Professionals are needed
On Monday, several residents testified before the County Council’s Policy, Economic Development and Agriculture Committee in support of a charter amendment that would provide for a strong, professional managing director.
During the 2016 election cycle, attempts were made to change Maui’s government to a council-manager model. Resistance to such a change was based on the traditional role of a mayor in county government, the feeling that it would give the legislative branch (the council) too much power, and that it would leave the managing director with nine bosses.
A revised proposal would retain the mayor’s position but make a strong managing director the chief operating officer of the county with the power to hire and fire department directors.
The goal of such a change would be to bring professional managers to the top of the government and each department. Currently, department directors are often political appointees by the mayor and the managing director is basically just an aide to the mayor.

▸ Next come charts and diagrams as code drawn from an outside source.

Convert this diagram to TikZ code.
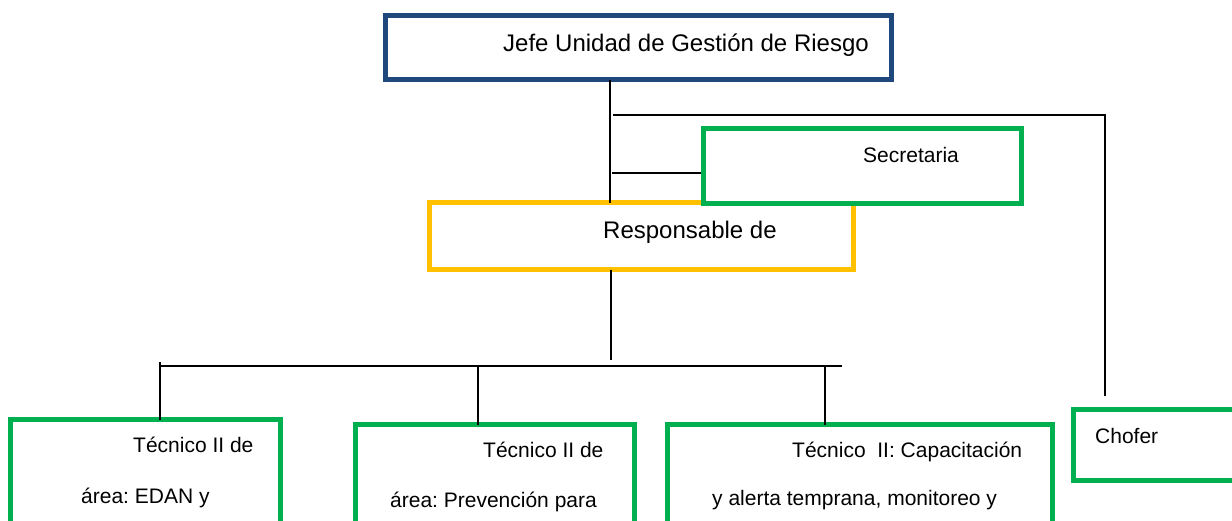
\documentclass[tikz,border=0pt]{standalone}
\usepackage{fontspec}
\setmainfont{Liberation Sans}
\frenchspacing
\definecolor{jefeblue}{HTML}{1F497D}
\definecolor{respyellow}{HTML}{FFC000}
\definecolor{boxgreen}{HTML}{00B050}
\begin{document}
\begin{tikzpicture}[x=1pt,y=-1pt,
  box/.style={draw=#1, line width=5pt, rectangle, inner sep=0pt, outer sep=0pt, fill=white},
  conn/.style={draw=black, line width=1.6pt},
  big/.style={anchor=base west, inner sep=0pt, font=\fontsize{24pt}{28pt}\selectfont\frenchspacing},
  small/.style={anchor=base west, inner sep=0pt, font=\fontsize{21pt}{25pt}\selectfont\frenchspacing}]
\useasboundingbox (0,0) rectangle (1232,520);
\clip (0,0) rectangle (1232,520);
\fill[white] (0,0) rectangle (1232,520);

% boxes
\node[box=jefeblue, minimum width=506pt, minimum height=64pt] (jefe) at (638.5,47.5) {};
\node[box=respyellow, minimum width=424pt, minimum height=67pt] (resp) at (641.5,236) {};
\node[box=boxgreen, minimum width=318pt, minimum height=75pt] (secr) at (862.5,166) {};
\node[box=boxgreen, minimum width=166.5pt, minimum height=71pt] (chofer) at (1156.75,445) {};
\node[box=boxgreen, minimum width=270pt, minimum height=105.5pt] (tec1) at (145.5,472.25) {};
\node[box=boxgreen, minimum width=279pt, minimum height=100.5pt] (tec2) at (495,474.75) {};
\node[box=boxgreen, minimum width=385pt, minimum height=100.5pt] (tec3) at (860,474.75) {};

% texts
\node[big] (tjefe) at (503,51) {Jefe Unidad de Gestión de Riesgo};
\node[big] (tresp) at (603,238) {Responsable de};
\node[small] (tsecr) at (863,162) {Secretaria};
\node[small] (tchofer) at (1095,443) {Chofer};
\node[small] (t1a) at (133,452) {Técnico II de};
\node[small] (t1b) at (81,503) {área: EDAN y};
\node[small] (t2a) at (483,457) {Técnico II de};
\node[small] (t2b) at (390,507) {área: Prevención para};
\node[small] (t3a) at (792,457) {Técnico\ \ II: Capacitación};
\node[small] (t3b) at (712,505) {y alerta temprana, monitoreo y};

% connector coordinates
\coordinate (xa) at (610,0);
\coordinate (sa) at (612,173);
\coordinate (ca) at (613,115);
\coordinate (cb) at (1105,115);
\coordinate (cc) at (1105,396);
\coordinate (xb) at (611,0);
\coordinate (ra) at (611,360);
\coordinate (ba) at (160,366);
\coordinate (bb) at (842,366);
\coordinate (d1) at (160,362);
\coordinate (d2) at (478,366);
\coordinate (d3) at (825,366);

% connectors
\draw[conn] (jefe.south -| xa) -- (resp.north -| xa);
\draw[conn] (sa) -- (secr.west |- sa);
\draw[conn] (ca) -- (cb) -- (cc);
\draw[conn] (resp.south -| xb) -- (ra);
\draw[conn] (ba) -- (bb);
\draw[conn] (d1) -- (tec1.north -| d1);
\draw[conn] (d2) -- (tec2.north -| d2);
\draw[conn] (d3) -- (tec3.north -| d3);

% redraw secretaria border on top of responsable
\draw[boxgreen, line width=5pt] (secr.north west) rectangle (secr.south east);
\end{tikzpicture}
\end{document}
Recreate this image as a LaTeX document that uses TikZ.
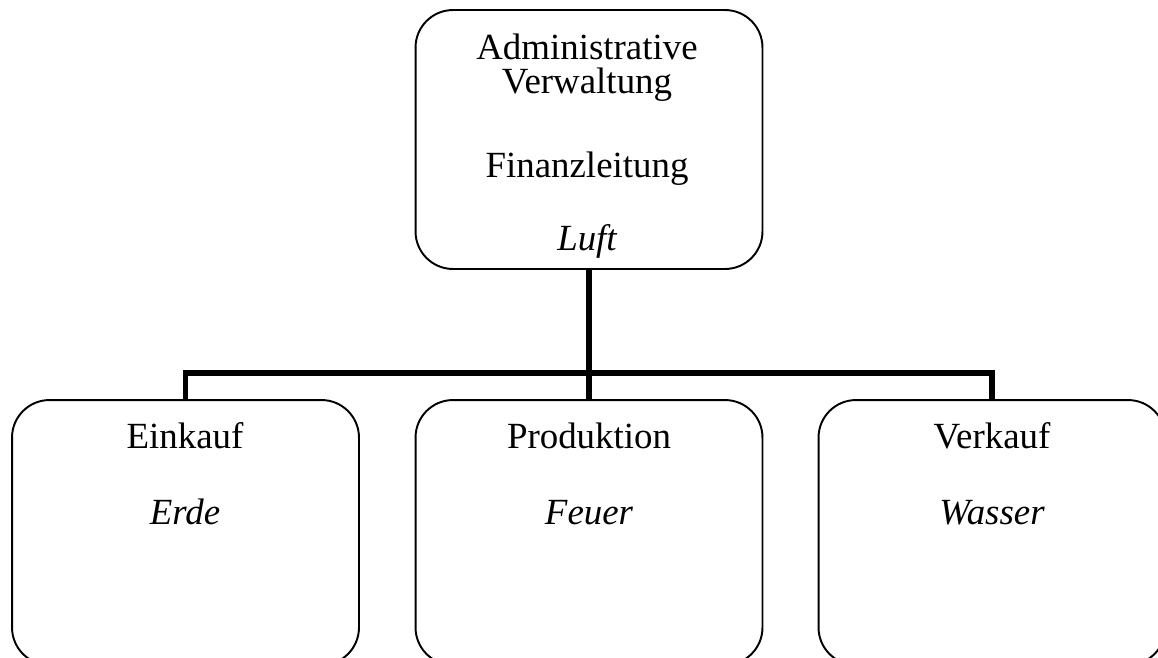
\documentclass[tikz,border=0pt]{standalone}
\usepackage{fontspec}
\setmainfont{Liberation Serif}
\usetikzlibrary{positioning}

\begin{document}
\begin{tikzpicture}
      [x=0.02cm,y=-0.02cm,
        unit/.style={draw,rectangle,rounded corners=0.75cm,line width=1.1pt,
          inner sep=0pt,minimum width=6.94cm,minimum height=5.3cm},
        label/.style={anchor=base,inner sep=0pt,font=\fontsize{21}{24}\selectfont},
        conn/.style={line width=3.4pt}]
      \useasboundingbox (0,0) rectangle (1158,657);
      \node[unit,minimum height=5.18cm] (leitung) at (589,139.5) {};
      \node[unit] (einkauf) at (185.5,532.5) {};
      \node[unit] (produktion) at (589,532.5) {};
      \node[unit] (verkauf) at (992,532.5) {};
      \coordinate (bar) at (589,373);
      \draw[conn] (leitung.south) -- (bar);
      \draw[conn] (einkauf.north) |- (bar) -| (verkauf.north);
      \draw[conn] (bar) -- (produktion.north);
      \node[label] (adm) at (587,59) {Administrative};
      \node[label] (verw) at (587,93) {Verwaltung};
      \node[label] (fin) at (587,177) {Finanzleitung};
      \node[label] (luft) at (587,250) {\itshape Luft};
      \node[label] (ek) at (185,448) {Einkauf};
      \node[label] (erde) at (185,524) {\itshape Erde};
      \node[label] (prod) at (589,448) {Produktion};
      \node[label] (feuer) at (589,524) {\itshape Feuer};
      \node[label] (vk) at (992,448) {Verkauf};
      \node[label] (wasser) at (992,524) {\itshape Wasser};
\end{tikzpicture}
\end{document}
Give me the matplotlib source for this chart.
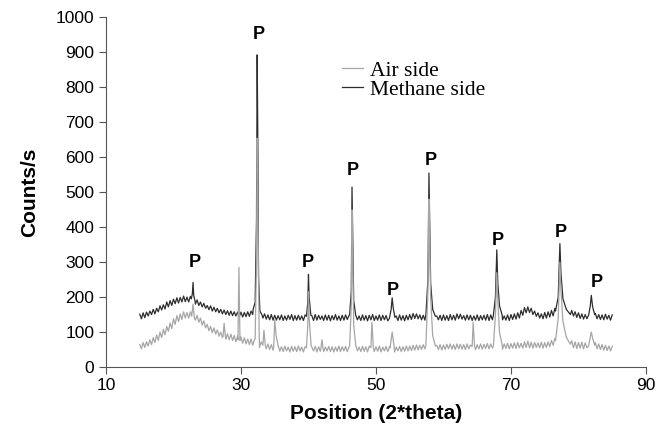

As Maui County continues its rapid growth, it is more important than ever that professionals be hired, and retained, to run county departments. We will soon have billion-dollar a year county budgets, and the demands of a population approaching 200,000 are much different today than when the charter was adopted 50 years ago.
It is important to remember that the political skills required to be elected mayor probably do not translate into the skills needed to administer billion-dollar budgets. And our county departments need the continuity and expertise that professionals can bring to them.
We urge the Policy, Economic Development and Agriculture Committee and the council as a whole to study and then move the proposal forward — and then get it on the ballot as a charter amendment. The dayto-day workings of our growing county government need to be performed by professionals — not political appointees.